The above map worked up to a point, but things started moving about…a life of their own, as it were. Then I started making notes on the map! As the novel progressed the map became more and more important and more and more cluttered. It became clear to me that I needed to move things to a HIGHER LEVEL.

I bought a large white board, a pack of construction paper, glue sticks, balsa wood, dowels, all kinds of stuff. I became a Hobby Lobby freak. At first, I used pieces of cut-out construction paper of various colors, to identify buildings as well as to mark their location and black strips to mark roads and sidewalks, then I cut out circles for trees. I kept it all loose in order to move things about as deemed necessary. Much “deeming” later, I went 3D. OMG!

silverbridge

Silverbridge Summer Camp for Girls

            The cabins were easy to construct—I used pine and miter saw. Painting them was time consuming. The gazebos were the toughest items to construct. I used my scroll saw for the cut-outs. After two or three tries, I had something I liked. I was especially proud of the cupolas. The whole model isn’t built to scale…but things are—more or less—depicted in a relative manner, so it’s not too out of whack. For instance, cars are nothing more than tiny blocks of wood painted various colors. No need to get too realistic.

Materials breakdown:

  • Roads and sidewalks – Corkboard with adhesive backing.
  • Cars – small painted blocks of wood.
  • Trees – dowels and Styrofoam.
  • The grass in the central area – green construction paper.
  • Green cabins for counselors – painted pine.
  • Yellow cabins for girls – painted pine. Four girls to a cabin.
  • Gazebos – painted pine with a balsa wood cupula.
  • Rose bushes – fluff balls. Got them at Hobby Lobby.
  • Green border hedge – square dowels.
  • Main building (red and black) painted pine. Tiny letters from Hobby Lobby.
  • Groundkeeper’s house—painted pine.
  • Boulder next to the flag—a rock I picked up while walking Cody, our black lab.
  • Windows and doors of buildings are construction paper cut-outs and glued on.

Now you may wonder how the writing was going during all of this? Constructing this model while writing its narrative provided an interesting source of depth. On several occasions, each caused revision to the other. I was amazed to literally see the landscape in a 3D aspect as opposed to the imagined. One or two scenes improved because I had a clearer vision of the physical space involved. I could see what my characters see from any vantage point. I used a small clip light to get an idea of the effect of morning sun and shadows. I could turn the whole shebang around and get an evening view…which I did. In short, I’m having a great time with this. Next project: a model of my protagonist’s cabin…why not?

This is the first time I’ve ever done this sort of thing, and it wasn’t planned. So! What are your thoughts? Suggestions? Have you done this sort of thing? Did your model or map, or drawing help you with your novel?  How so?

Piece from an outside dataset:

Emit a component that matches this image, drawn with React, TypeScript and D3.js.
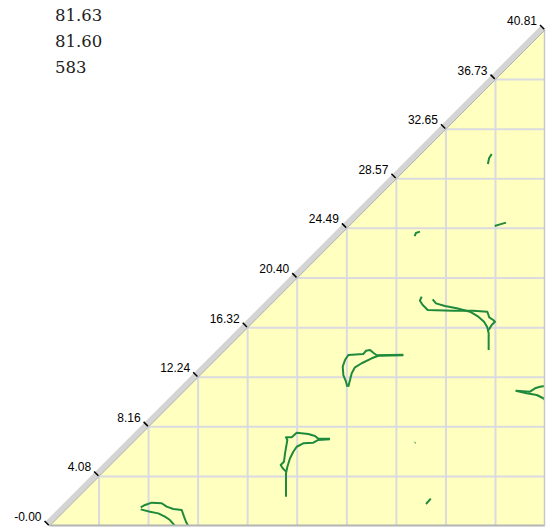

39 thoughts on “A Model for a Novel

  1. ladieswholunchreviews

    I am so fascinated with this. I’ve decided to get serious about expanding some of my shorter stories, hoping one will reach novel length. I’ve never even planned before, but I’m setting up outlines and things. I might just try at least the map idea and some rough sketches cause working w/o a an is not working for me. Your idea sounds fabulous!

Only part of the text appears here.